Can other threads be involved ?

The documentation states:

Some operators use a specific scheduler from Schedulers by default

It means that depending on the pipeline, its tasks might be dispatched on threads provided by a Scheduler.

In fact, flatMap should do that. If we only slightly modify the example, we will see operations being dispatched to the parallel scheduler. All we have to do is limit the concurrency (yes, I know, this is not very intuitive). By default, flatMap uses a concurrency factor of 256. It means that it can start 256 operations in the same time (roughly explained). Let's constrain it to 2:

Flux flow = Flux.range(0, 5)
        .flatMap(i -> Mono
                .just("flatMap on [" + Thread.currentThread().getName() + "] -> " + i)
                .delayElement(Duration.ofMillis(50)),
                2);

Now, the program prints:

SUBSCRIPTION DONE
Waiting for the flow to end...
flatMap on [main] -> 0
Waiting for the flow to end...
flatMap on [main] -> 1
Waiting for the flow to end...
flatMap on [parallel-1] -> 2
flatMap on [parallel-2] -> 3
Waiting for the flow to end...
flatMap on [parallel-3] -> 4
FLUX PROCESSED

We see that operations 2, 3, and 4 have happened on a thread named parallel-x. These are threads spawned by Schedulers.parallel.

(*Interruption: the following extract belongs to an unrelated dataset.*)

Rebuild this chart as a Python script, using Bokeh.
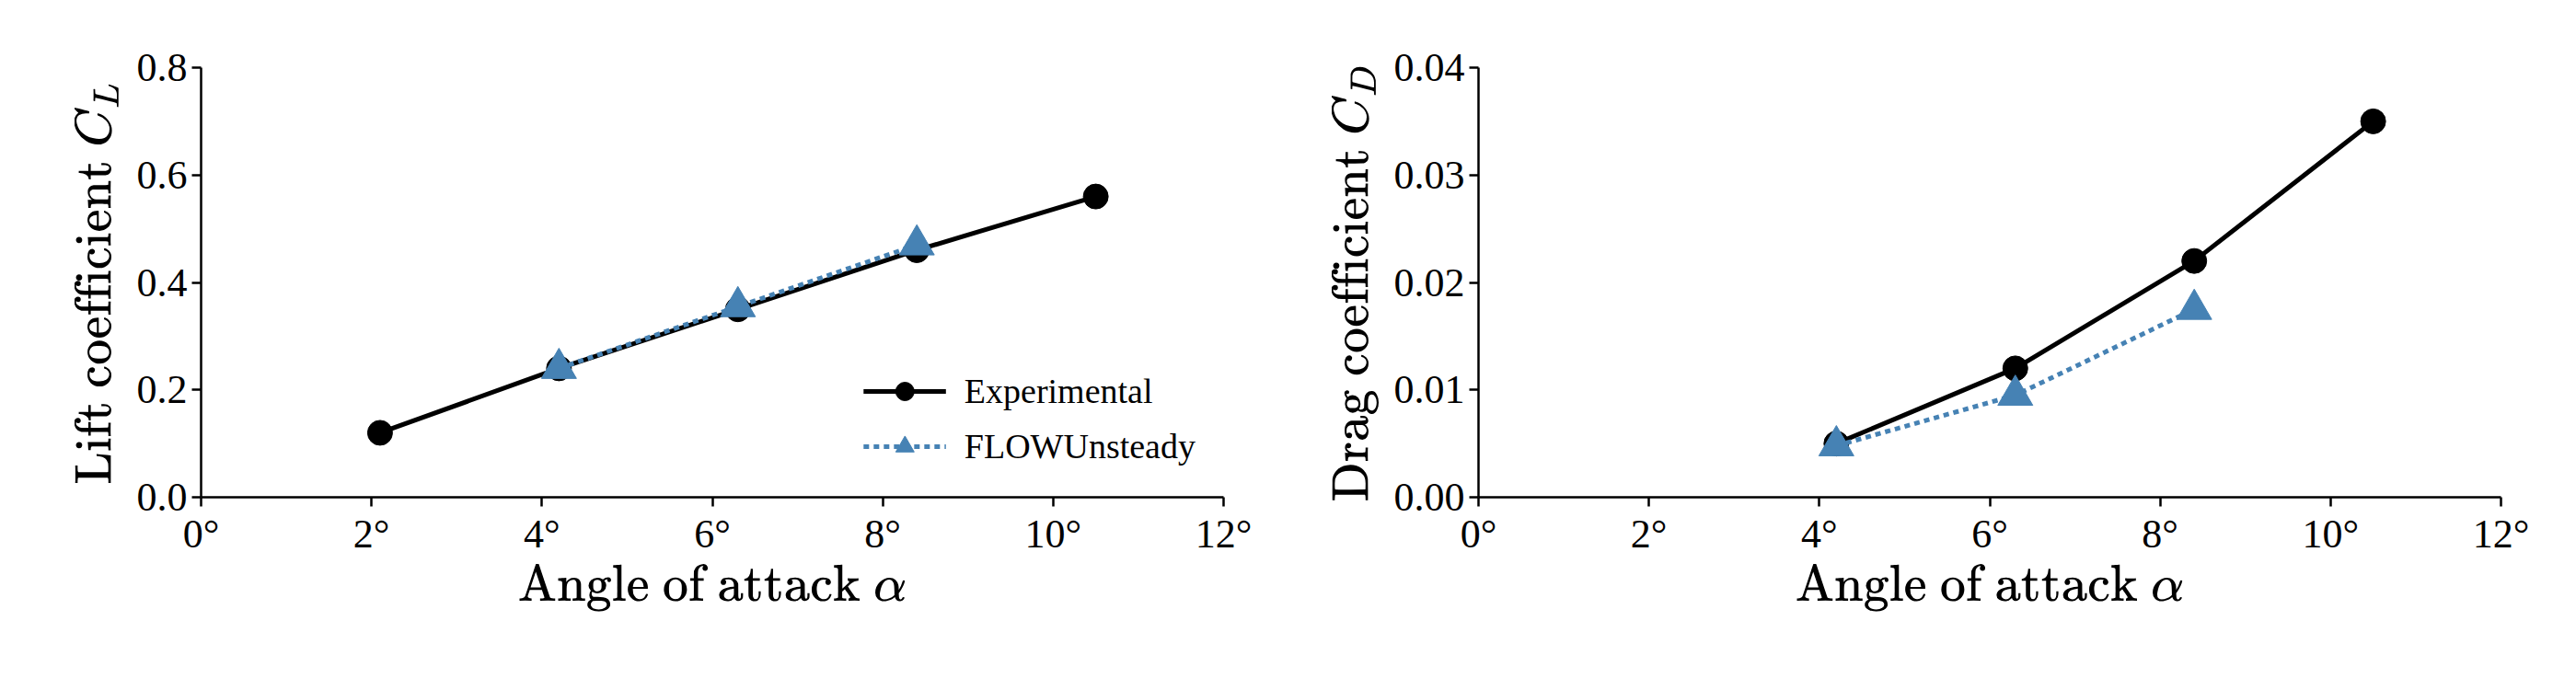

NOTE: subscribeOn and publishOn methods can be used to gain more fine-grained control over threading.

About blocking

Now, does block, blockFirst and blockLast methods change how operations are scheduled/executed ? The response is no.

When you use block, internally, the flow is subscribed as with subscribe() call. However, once the flow is triggered, instead of returning, internally Reactor uses the calling thread to loop and wait until the flux is done, as I've done in my first example above (but they do it in a much clever way).

We can try it. Using the constrained flatMap, what is printed if we use block instead of manually looping ?

The program:

Flux.range(0, 5)
        .flatMap(i -> Mono
                .just("flatMap on [" + Thread.currentThread().getName() + "] -> " + i)
                .delayElement(Duration.ofMillis(50)),
                2)
        .doOnNext(System.out::println)
        .blockLast();

System.out.println("FLUX PROCESSED");

prints:

flatMap on [main] -> 0
flatMap on [main] -> 1
flatMap on [parallel-1] -> 2
flatMap on [parallel-2] -> 3
flatMap on [parallel-3] -> 4
FLUX PROCESSED

We see that as previously, the flux used both main thread and parallel threads to process its elements. But this time, the main program was "halted" until the flow has finished. Block prevented our program to resume until Flux completion.